The formal specifications had done their job, illuminating several possible paths down the hill. Now it was time to apply a little good old-fashioned reasoning. After some discussion with the project manager about our timeline and scope, we settled on a single design and got to work.
Steady as we go
From that point on, the project went smoothly. The specification process had pointed out numerous obstacles in our way, which kept us from tripping. Even when we encountered unknown unknowns during implementation, the specs helped us react and reorient. Often, for example, the seemingly obvious solution would have turned the design into one we already knew wouldn’t work. (No sense in seeing a hole and jumping over it, only to land in a different one!) The automated configuration management service ran efficiently for years afterward, well beyond the tenures of the engineers involved.
I came away from the experience wondering why formal specification wasn’t more widespread. It had proved valuable at our startup, which had just 10 engineers. How much might it help development teams building software at scale? Through research, I discovered UX issues are the primary barrier: The tools are hard to learn, hard to use, and their benefits might not be immediately obvious to users. These are genuine problems, but addressable ones. UI and documentation can bridge the gap between potential and practice—I’ve since dedicated my career to helping developers learn formal methods, writing books on the subject, and spearheading documentation projects, including for the Alloy language.
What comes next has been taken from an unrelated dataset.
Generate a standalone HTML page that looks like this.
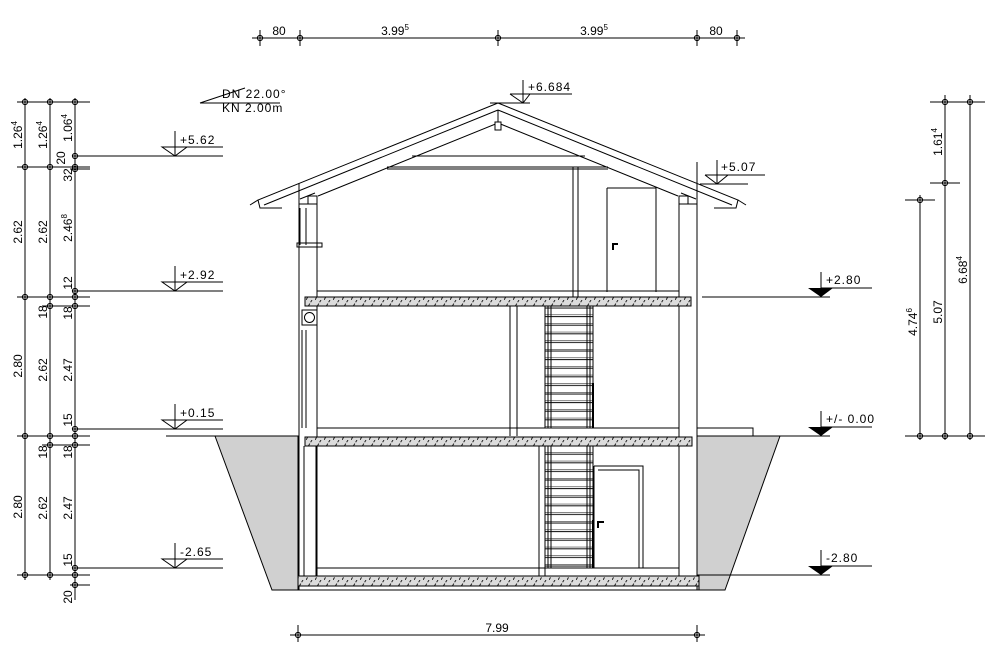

These days, I’m a full-time consultant in formal specification and an advocate for the process’s ability to improve our work as software engineers. When we can see which designs will function—and, more importantly, which ones won’t—before we start developing, we can build systems more cleanly and quickly. Formal specifications allow us to better appraise the terrain ahead, from the smoothest paths to the rockiest ones. Let’s treat our plans as flares, and let them light our way.